Restate word for word the lines beginning at the one that contains "What Chart.js code" and ending at the one that contains "Arial, Helvetica, sans-serif';"; include both and nothing else.

# Task material
>> start
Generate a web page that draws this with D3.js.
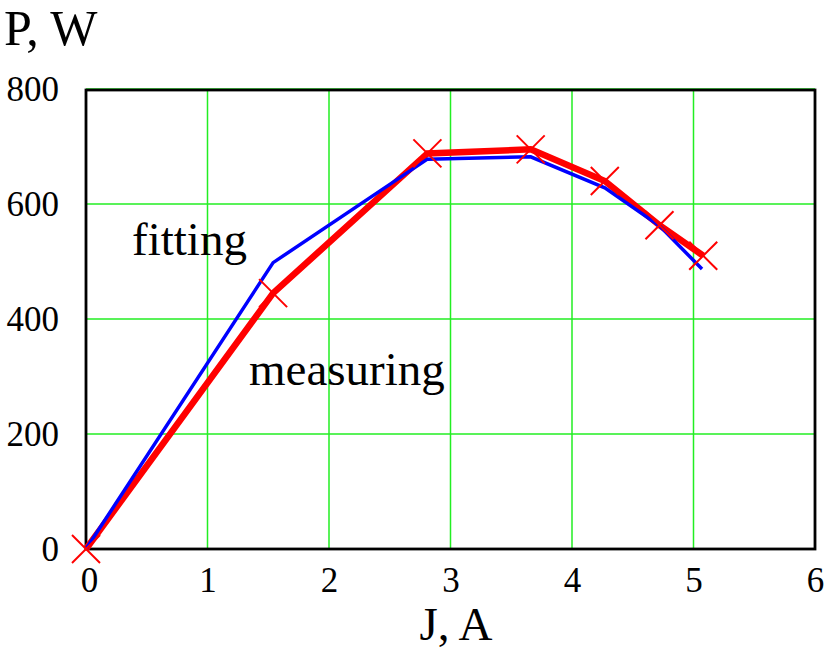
>> end
>> start
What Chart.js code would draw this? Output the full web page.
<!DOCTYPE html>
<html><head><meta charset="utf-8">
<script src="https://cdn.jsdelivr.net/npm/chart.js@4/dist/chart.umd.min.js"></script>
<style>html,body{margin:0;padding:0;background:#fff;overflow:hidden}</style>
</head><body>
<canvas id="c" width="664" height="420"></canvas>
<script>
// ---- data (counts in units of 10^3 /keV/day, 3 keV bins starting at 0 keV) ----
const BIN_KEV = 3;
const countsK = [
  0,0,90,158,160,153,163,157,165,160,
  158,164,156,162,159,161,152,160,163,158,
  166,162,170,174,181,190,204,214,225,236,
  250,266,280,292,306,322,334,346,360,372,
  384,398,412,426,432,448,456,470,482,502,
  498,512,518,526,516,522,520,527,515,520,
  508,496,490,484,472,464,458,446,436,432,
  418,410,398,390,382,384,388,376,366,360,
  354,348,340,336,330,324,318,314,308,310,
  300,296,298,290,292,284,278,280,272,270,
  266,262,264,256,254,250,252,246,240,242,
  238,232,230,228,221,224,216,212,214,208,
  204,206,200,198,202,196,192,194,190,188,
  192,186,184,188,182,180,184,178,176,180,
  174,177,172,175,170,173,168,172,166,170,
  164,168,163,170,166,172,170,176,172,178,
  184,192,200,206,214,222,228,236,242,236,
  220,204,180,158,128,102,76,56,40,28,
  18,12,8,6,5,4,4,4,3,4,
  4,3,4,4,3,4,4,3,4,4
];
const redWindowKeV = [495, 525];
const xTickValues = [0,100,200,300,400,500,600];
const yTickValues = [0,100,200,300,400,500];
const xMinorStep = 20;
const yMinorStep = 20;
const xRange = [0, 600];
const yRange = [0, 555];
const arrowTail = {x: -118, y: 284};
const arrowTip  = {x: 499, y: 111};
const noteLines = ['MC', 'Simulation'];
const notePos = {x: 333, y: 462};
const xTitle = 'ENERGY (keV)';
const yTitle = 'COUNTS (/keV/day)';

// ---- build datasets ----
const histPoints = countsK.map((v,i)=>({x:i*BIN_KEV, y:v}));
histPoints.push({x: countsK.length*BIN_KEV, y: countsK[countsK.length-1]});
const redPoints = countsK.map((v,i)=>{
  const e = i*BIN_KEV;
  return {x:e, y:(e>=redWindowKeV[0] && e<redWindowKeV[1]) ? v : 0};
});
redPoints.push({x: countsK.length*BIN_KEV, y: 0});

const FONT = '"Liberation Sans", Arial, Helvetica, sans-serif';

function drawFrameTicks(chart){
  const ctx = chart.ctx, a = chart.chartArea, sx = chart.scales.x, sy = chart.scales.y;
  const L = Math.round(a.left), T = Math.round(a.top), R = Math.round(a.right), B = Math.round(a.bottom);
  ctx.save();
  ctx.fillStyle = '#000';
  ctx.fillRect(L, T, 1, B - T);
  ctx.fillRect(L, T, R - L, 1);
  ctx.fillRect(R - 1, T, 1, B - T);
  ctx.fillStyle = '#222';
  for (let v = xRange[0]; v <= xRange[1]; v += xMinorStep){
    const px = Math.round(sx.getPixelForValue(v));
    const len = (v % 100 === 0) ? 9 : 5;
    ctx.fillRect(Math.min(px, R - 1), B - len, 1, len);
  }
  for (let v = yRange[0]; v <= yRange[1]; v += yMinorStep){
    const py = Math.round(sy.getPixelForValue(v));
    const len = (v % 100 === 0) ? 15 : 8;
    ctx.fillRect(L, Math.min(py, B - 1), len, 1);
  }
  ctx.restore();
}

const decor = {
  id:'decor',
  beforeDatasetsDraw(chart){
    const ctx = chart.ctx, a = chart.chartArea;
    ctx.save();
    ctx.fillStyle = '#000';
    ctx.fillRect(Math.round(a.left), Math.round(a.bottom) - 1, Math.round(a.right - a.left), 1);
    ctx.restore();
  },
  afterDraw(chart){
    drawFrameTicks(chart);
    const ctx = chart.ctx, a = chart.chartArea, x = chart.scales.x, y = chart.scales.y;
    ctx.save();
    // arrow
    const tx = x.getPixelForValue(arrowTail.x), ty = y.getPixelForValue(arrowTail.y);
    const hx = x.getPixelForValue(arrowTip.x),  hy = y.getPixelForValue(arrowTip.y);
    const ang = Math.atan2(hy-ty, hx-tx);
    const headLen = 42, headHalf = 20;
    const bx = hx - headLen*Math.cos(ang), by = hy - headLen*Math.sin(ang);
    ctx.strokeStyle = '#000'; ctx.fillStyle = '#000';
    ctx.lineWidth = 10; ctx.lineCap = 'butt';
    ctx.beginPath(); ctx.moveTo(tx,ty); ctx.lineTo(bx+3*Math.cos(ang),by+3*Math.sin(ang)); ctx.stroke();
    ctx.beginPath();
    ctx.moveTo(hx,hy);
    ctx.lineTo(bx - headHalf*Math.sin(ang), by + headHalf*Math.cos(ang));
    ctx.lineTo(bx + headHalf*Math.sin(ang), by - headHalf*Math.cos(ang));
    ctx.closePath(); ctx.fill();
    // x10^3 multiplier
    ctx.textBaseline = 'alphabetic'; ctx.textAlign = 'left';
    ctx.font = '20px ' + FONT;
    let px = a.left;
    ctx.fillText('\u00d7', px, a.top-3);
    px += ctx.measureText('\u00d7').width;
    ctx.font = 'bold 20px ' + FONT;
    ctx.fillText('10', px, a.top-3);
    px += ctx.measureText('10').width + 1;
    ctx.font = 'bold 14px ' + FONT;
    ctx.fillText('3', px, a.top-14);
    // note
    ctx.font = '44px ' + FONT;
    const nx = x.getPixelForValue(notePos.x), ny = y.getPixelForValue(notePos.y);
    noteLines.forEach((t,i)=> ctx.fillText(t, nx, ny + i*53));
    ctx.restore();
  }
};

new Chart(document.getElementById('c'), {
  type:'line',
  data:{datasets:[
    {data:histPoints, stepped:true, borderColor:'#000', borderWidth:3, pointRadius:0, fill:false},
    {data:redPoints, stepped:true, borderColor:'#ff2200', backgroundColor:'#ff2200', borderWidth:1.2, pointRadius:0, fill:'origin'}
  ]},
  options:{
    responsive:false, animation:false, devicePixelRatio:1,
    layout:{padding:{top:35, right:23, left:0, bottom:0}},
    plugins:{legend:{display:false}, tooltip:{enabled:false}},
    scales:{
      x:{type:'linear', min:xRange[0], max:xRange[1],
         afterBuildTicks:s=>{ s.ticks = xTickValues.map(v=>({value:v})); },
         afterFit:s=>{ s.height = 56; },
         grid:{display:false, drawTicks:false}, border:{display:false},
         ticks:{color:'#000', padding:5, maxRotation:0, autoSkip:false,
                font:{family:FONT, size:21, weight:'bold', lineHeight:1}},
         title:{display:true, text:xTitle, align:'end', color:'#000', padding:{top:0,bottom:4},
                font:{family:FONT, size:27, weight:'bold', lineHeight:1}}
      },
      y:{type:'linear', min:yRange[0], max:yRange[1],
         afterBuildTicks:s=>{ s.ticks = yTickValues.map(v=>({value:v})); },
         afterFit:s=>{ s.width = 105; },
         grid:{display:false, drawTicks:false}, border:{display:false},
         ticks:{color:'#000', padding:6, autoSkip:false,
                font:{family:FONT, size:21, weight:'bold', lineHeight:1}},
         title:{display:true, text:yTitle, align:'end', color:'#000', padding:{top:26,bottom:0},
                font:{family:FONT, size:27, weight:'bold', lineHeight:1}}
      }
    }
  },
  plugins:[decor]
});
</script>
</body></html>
>> end
# Solution for this exercise
What Chart.js code would draw this? Output the full web page.
<!DOCTYPE html>
<html><head><meta charset="utf-8">
<script src="https://cdn.jsdelivr.net/npm/chart.js@4/dist/chart.umd.min.js"></script>
<style>html,body{margin:0;padding:0;background:#fff;overflow:hidden}</style>
</head><body>
<canvas id="c" width="664" height="420"></canvas>
<script>
// ---- data (counts in units of 10^3 /keV/day, 3 keV bins starting at 0 keV) ----
const BIN_KEV = 3;
const countsK = [
  0,0,90,158,160,153,163,157,165,160,
  158,164,156,162,159,161,152,160,163,158,
  166,162,170,174,181,190,204,214,225,236,
  250,266,280,292,306,322,334,346,360,372,
  384,398,412,426,432,448,456,470,482,502,
  498,512,518,526,516,522,520,527,515,520,
  508,496,490,484,472,464,458,446,436,432,
  418,410,398,390,382,384,388,376,366,360,
  354,348,340,336,330,324,318,314,308,310,
  300,296,298,290,292,284,278,280,272,270,
  266,262,264,256,254,250,252,246,240,242,
  238,232,230,228,221,224,216,212,214,208,
  204,206,200,198,202,196,192,194,190,188,
  192,186,184,188,182,180,184,178,176,180,
  174,177,172,175,170,173,168,172,166,170,
  164,168,163,170,166,172,170,176,172,178,
  184,192,200,206,214,222,228,236,242,236,
  220,204,180,158,128,102,76,56,40,28,
  18,12,8,6,5,4,4,4,3,4,
  4,3,4,4,3,4,4,3,4,4
];
const redWindowKeV = [495, 525];
const xTickValues = [0,100,200,300,400,500,600];
const yTickValues = [0,100,200,300,400,500];
const xMinorStep = 20;
const yMinorStep = 20;
const xRange = [0, 600];
const yRange = [0, 555];
const arrowTail = {x: -118, y: 284};
const arrowTip  = {x: 499, y: 111};
const noteLines = ['MC', 'Simulation'];
const notePos = {x: 333, y: 462};
const xTitle = 'ENERGY (keV)';
const yTitle = 'COUNTS (/keV/day)';

// ---- build datasets ----
const histPoints = countsK.map((v,i)=>({x:i*BIN_KEV, y:v}));
histPoints.push({x: countsK.length*BIN_KEV, y: countsK[countsK.length-1]});
const redPoints = countsK.map((v,i)=>{
  const e = i*BIN_KEV;
  return {x:e, y:(e>=redWindowKeV[0] && e<redWindowKeV[1]) ? v : 0};
});
redPoints.push({x: countsK.length*BIN_KEV, y: 0});

const FONT = '"Liberation Sans", Arial, Helvetica, sans-serif';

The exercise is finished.